_Written request_
Copy out the whole listing exactly as written, leaving the pictures behind.
::::::
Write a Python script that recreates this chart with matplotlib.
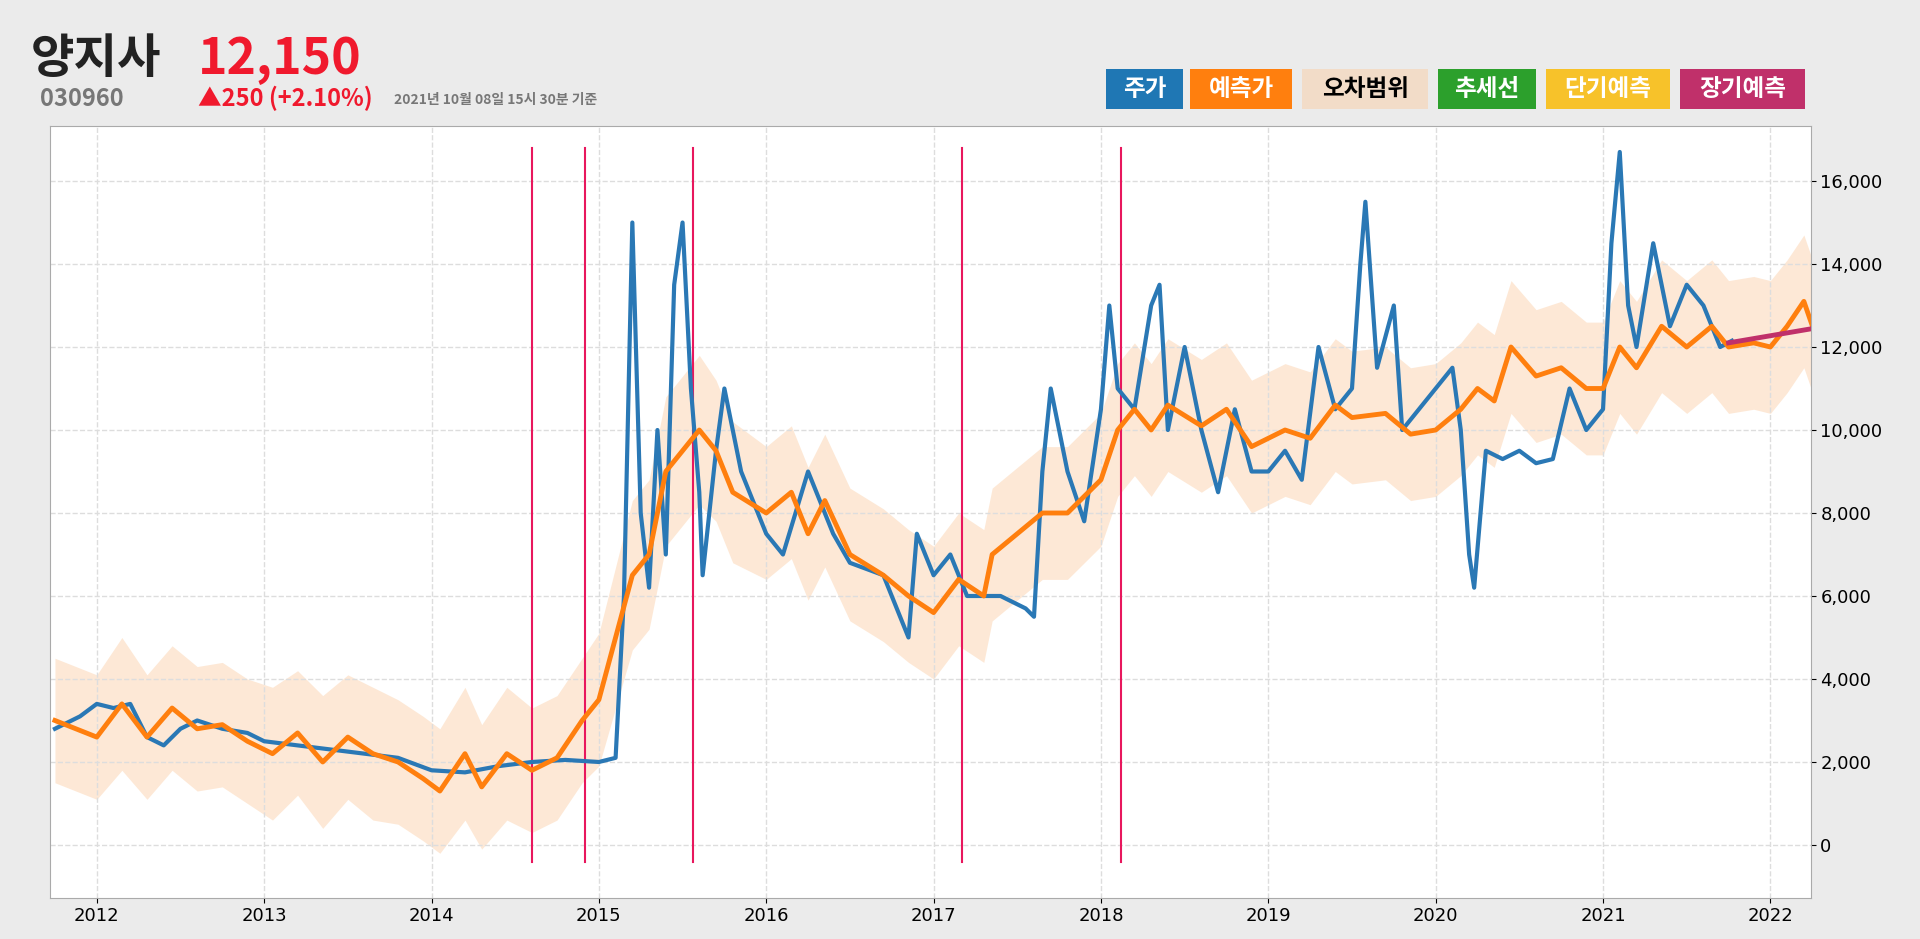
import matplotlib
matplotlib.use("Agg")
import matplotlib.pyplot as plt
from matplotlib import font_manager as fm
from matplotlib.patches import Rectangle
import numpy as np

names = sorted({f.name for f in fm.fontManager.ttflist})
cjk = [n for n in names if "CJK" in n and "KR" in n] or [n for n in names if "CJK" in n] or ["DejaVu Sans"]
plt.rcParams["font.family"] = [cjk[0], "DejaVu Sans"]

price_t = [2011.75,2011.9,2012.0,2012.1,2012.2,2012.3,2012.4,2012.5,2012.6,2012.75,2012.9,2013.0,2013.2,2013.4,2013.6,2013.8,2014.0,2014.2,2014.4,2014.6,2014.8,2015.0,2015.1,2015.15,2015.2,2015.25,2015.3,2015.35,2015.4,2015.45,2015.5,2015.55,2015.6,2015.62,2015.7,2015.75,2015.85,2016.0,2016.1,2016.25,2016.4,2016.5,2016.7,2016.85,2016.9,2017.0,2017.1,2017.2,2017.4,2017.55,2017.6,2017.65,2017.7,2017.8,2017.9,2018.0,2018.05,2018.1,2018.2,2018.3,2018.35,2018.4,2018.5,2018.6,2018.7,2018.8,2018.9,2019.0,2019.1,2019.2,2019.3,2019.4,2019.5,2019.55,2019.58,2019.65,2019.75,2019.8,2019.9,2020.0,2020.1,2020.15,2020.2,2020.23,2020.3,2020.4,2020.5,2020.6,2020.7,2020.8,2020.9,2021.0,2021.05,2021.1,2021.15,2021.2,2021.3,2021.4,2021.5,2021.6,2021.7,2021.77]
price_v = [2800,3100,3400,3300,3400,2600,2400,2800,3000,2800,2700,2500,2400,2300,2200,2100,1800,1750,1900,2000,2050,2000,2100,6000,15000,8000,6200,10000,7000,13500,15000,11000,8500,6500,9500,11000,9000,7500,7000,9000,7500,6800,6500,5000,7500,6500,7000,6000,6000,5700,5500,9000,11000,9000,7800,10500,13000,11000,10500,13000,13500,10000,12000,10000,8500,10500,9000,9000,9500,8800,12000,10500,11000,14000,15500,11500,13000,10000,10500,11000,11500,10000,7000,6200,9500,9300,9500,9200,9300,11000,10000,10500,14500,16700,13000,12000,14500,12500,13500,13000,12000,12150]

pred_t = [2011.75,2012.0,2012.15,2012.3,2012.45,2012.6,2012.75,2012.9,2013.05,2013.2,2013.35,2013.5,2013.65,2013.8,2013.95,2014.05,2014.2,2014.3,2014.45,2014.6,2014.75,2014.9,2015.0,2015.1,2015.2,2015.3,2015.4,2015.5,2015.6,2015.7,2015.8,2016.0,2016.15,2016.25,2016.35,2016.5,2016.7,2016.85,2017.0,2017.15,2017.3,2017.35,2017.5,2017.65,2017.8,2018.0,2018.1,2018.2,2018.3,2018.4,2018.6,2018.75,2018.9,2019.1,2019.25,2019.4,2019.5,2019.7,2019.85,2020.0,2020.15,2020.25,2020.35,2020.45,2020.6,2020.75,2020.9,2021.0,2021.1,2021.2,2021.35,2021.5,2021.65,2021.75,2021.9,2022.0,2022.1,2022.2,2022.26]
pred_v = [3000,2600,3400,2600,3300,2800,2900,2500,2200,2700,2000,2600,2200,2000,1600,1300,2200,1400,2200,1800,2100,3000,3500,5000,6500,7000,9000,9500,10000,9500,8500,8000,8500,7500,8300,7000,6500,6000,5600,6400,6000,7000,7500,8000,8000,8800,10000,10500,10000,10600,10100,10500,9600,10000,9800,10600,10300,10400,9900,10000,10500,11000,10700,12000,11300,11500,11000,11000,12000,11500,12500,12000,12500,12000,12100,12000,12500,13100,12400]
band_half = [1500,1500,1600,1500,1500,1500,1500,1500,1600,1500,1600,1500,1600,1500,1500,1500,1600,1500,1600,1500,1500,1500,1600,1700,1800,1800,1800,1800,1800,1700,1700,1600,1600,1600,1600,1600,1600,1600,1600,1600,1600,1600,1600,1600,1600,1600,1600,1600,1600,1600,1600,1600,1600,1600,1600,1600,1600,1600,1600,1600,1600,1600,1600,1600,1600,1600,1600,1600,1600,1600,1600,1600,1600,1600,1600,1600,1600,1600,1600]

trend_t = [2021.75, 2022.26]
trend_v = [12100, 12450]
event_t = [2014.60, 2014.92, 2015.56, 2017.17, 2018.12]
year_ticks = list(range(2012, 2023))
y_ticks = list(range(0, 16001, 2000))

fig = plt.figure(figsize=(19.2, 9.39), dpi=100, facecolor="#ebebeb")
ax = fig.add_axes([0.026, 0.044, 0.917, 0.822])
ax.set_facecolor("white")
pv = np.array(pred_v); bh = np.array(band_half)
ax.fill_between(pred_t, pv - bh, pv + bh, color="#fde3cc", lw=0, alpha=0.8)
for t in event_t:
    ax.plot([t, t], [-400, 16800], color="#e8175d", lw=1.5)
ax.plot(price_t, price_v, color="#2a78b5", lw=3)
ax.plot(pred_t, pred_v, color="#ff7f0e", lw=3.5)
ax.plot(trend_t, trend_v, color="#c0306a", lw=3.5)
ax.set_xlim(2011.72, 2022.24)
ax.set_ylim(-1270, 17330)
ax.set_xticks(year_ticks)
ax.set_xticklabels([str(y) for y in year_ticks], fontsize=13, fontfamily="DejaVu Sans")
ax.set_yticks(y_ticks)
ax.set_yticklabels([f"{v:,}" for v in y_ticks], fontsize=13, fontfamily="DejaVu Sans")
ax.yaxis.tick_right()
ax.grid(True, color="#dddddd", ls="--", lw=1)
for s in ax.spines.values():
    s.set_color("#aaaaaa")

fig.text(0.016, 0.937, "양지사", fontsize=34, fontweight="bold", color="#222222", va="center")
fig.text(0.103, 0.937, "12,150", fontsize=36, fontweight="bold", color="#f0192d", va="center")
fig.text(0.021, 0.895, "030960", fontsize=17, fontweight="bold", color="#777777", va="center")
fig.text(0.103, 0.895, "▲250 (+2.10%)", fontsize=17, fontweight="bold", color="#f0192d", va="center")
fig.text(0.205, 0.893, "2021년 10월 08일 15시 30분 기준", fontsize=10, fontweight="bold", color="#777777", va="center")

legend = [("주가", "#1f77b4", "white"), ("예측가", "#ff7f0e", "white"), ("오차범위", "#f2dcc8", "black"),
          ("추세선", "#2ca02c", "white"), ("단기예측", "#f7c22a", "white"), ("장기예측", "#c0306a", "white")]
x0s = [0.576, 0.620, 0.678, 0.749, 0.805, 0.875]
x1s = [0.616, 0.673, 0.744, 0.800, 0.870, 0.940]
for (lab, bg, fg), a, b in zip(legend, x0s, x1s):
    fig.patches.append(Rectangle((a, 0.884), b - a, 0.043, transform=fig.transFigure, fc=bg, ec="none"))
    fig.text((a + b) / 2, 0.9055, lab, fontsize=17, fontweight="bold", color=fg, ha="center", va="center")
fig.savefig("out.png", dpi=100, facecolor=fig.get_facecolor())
::::::
_Answer to this problem_
Write a Python script that recreates this chart with matplotlib.
import matplotlib
matplotlib.use("Agg")
import matplotlib.pyplot as plt
from matplotlib import font_manager as fm
from matplotlib.patches import Rectangle
import numpy as np

names = sorted({f.name for f in fm.fontManager.ttflist})
cjk = [n for n in names if "CJK" in n and "KR" in n] or [n for n in names if "CJK" in n] or ["DejaVu Sans"]
plt.rcParams["font.family"] = [cjk[0], "DejaVu Sans"]

price_t = [2011.75,2011.9,2012.0,2012.1,2012.2,2012.3,2012.4,2012.5,2012.6,2012.75,2012.9,2013.0,2013.2,2013.4,2013.6,2013.8,2014.0,2014.2,2014.4,2014.6,2014.8,2015.0,2015.1,2015.15,2015.2,2015.25,2015.3,2015.35,2015.4,2015.45,2015.5,2015.55,2015.6,2015.62,2015.7,2015.75,2015.85,2016.0,2016.1,2016.25,2016.4,2016.5,2016.7,2016.85,2016.9,2017.0,2017.1,2017.2,2017.4,2017.55,2017.6,2017.65,2017.7,2017.8,2017.9,2018.0,2018.05,2018.1,2018.2,2018.3,2018.35,2018.4,2018.5,2018.6,2018.7,2018.8,2018.9,2019.0,2019.1,2019.2,2019.3,2019.4,2019.5,2019.55,2019.58,2019.65,2019.75,2019.8,2019.9,2020.0,2020.1,2020.15,2020.2,2020.23,2020.3,2020.4,2020.5,2020.6,2020.7,2020.8,2020.9,2021.0,2021.05,2021.1,2021.15,2021.2,2021.3,2021.4,2021.5,2021.6,2021.7,2021.77]
price_v = [2800,3100,3400,3300,3400,2600,2400,2800,3000,2800,2700,2500,2400,2300,2200,2100,1800,1750,1900,2000,2050,2000,2100,6000,15000,8000,6200,10000,7000,13500,15000,11000,8500,6500,9500,11000,9000,7500,7000,9000,7500,6800,6500,5000,7500,6500,7000,6000,6000,5700,5500,9000,11000,9000,7800,10500,13000,11000,10500,13000,13500,10000,12000,10000,8500,10500,9000,9000,9500,8800,12000,10500,11000,14000,15500,11500,13000,10000,10500,11000,11500,10000,7000,6200,9500,9300,9500,9200,9300,11000,10000,10500,14500,16700,13000,12000,14500,12500,13500,13000,12000,12150]

pred_t = [2011.75,2012.0,2012.15,2012.3,2012.45,2012.6,2012.75,2012.9,2013.05,2013.2,2013.35,2013.5,2013.65,2013.8,2013.95,2014.05,2014.2,2014.3,2014.45,2014.6,2014.75,2014.9,2015.0,2015.1,2015.2,2015.3,2015.4,2015.5,2015.6,2015.7,2015.8,2016.0,2016.15,2016.25,2016.35,2016.5,2016.7,2016.85,2017.0,2017.15,2017.3,2017.35,2017.5,2017.65,2017.8,2018.0,2018.1,2018.2,2018.3,2018.4,2018.6,2018.75,2018.9,2019.1,2019.25,2019.4,2019.5,2019.7,2019.85,2020.0,2020.15,2020.25,2020.35,2020.45,2020.6,2020.75,2020.9,2021.0,2021.1,2021.2,2021.35,2021.5,2021.65,2021.75,2021.9,2022.0,2022.1,2022.2,2022.26]
pred_v = [3000,2600,3400,2600,3300,2800,2900,2500,2200,2700,2000,2600,2200,2000,1600,1300,2200,1400,2200,1800,2100,3000,3500,5000,6500,7000,9000,9500,10000,9500,8500,8000,8500,7500,8300,7000,6500,6000,5600,6400,6000,7000,7500,8000,8000,8800,10000,10500,10000,10600,10100,10500,9600,10000,9800,10600,10300,10400,9900,10000,10500,11000,10700,12000,11300,11500,11000,11000,12000,11500,12500,12000,12500,12000,12100,12000,12500,13100,12400]
band_half = [1500,1500,1600,1500,1500,1500,1500,1500,1600,1500,1600,1500,1600,1500,1500,1500,1600,1500,1600,1500,1500,1500,1600,1700,1800,1800,1800,1800,1800,1700,1700,1600,1600,1600,1600,1600,1600,1600,1600,1600,1600,1600,1600,1600,1600,1600,1600,1600,1600,1600,1600,1600,1600,1600,1600,1600,1600,1600,1600,1600,1600,1600,1600,1600,1600,1600,1600,1600,1600,1600,1600,1600,1600,1600,1600,1600,1600,1600,1600]

trend_t = [2021.75, 2022.26]
trend_v = [12100, 12450]
event_t = [2014.60, 2014.92, 2015.56, 2017.17, 2018.12]
year_ticks = list(range(2012, 2023))
y_ticks = list(range(0, 16001, 2000))

fig = plt.figure(figsize=(19.2, 9.39), dpi=100, facecolor="#ebebeb")
ax = fig.add_axes([0.026, 0.044, 0.917, 0.822])
ax.set_facecolor("white")
pv = np.array(pred_v); bh = np.array(band_half)
ax.fill_between(pred_t, pv - bh, pv + bh, color="#fde3cc", lw=0, alpha=0.8)
for t in event_t:
    ax.plot([t, t], [-400, 16800], color="#e8175d", lw=1.5)
ax.plot(price_t, price_v, color="#2a78b5", lw=3)
ax.plot(pred_t, pred_v, color="#ff7f0e", lw=3.5)
ax.plot(trend_t, trend_v, color="#c0306a", lw=3.5)
ax.set_xlim(2011.72, 2022.24)
ax.set_ylim(-1270, 17330)
ax.set_xticks(year_ticks)
ax.set_xticklabels([str(y) for y in year_ticks], fontsize=13, fontfamily="DejaVu Sans")
ax.set_yticks(y_ticks)
ax.set_yticklabels([f"{v:,}" for v in y_ticks], fontsize=13, fontfamily="DejaVu Sans")
ax.yaxis.tick_right()
ax.grid(True, color="#dddddd", ls="--", lw=1)
for s in ax.spines.values():
    s.set_color("#aaaaaa")

fig.text(0.016, 0.937, "양지사", fontsize=34, fontweight="bold", color="#222222", va="center")
fig.text(0.103, 0.937, "12,150", fontsize=36, fontweight="bold", color="#f0192d", va="center")
fig.text(0.021, 0.895, "030960", fontsize=17, fontweight="bold", color="#777777", va="center")
fig.text(0.103, 0.895, "▲250 (+2.10%)", fontsize=17, fontweight="bold", color="#f0192d", va="center")
fig.text(0.205, 0.893, "2021년 10월 08일 15시 30분 기준", fontsize=10, fontweight="bold", color="#777777", va="center")

legend = [("주가", "#1f77b4", "white"), ("예측가", "#ff7f0e", "white"), ("오차범위", "#f2dcc8", "black"),
          ("추세선", "#2ca02c", "white"), ("단기예측", "#f7c22a", "white"), ("장기예측", "#c0306a", "white")]
x0s = [0.576, 0.620, 0.678, 0.749, 0.805, 0.875]
x1s = [0.616, 0.673, 0.744, 0.800, 0.870, 0.940]
for (lab, bg, fg), a, b in zip(legend, x0s, x1s):
    fig.patches.append(Rectangle((a, 0.884), b - a, 0.043, transform=fig.transFigure, fc=bg, ec="none"))
    fig.text((a + b) / 2, 0.9055, lab, fontsize=17, fontweight="bold", color=fg, ha="center", va="center")
fig.savefig("out.png", dpi=100, facecolor=fig.get_facecolor())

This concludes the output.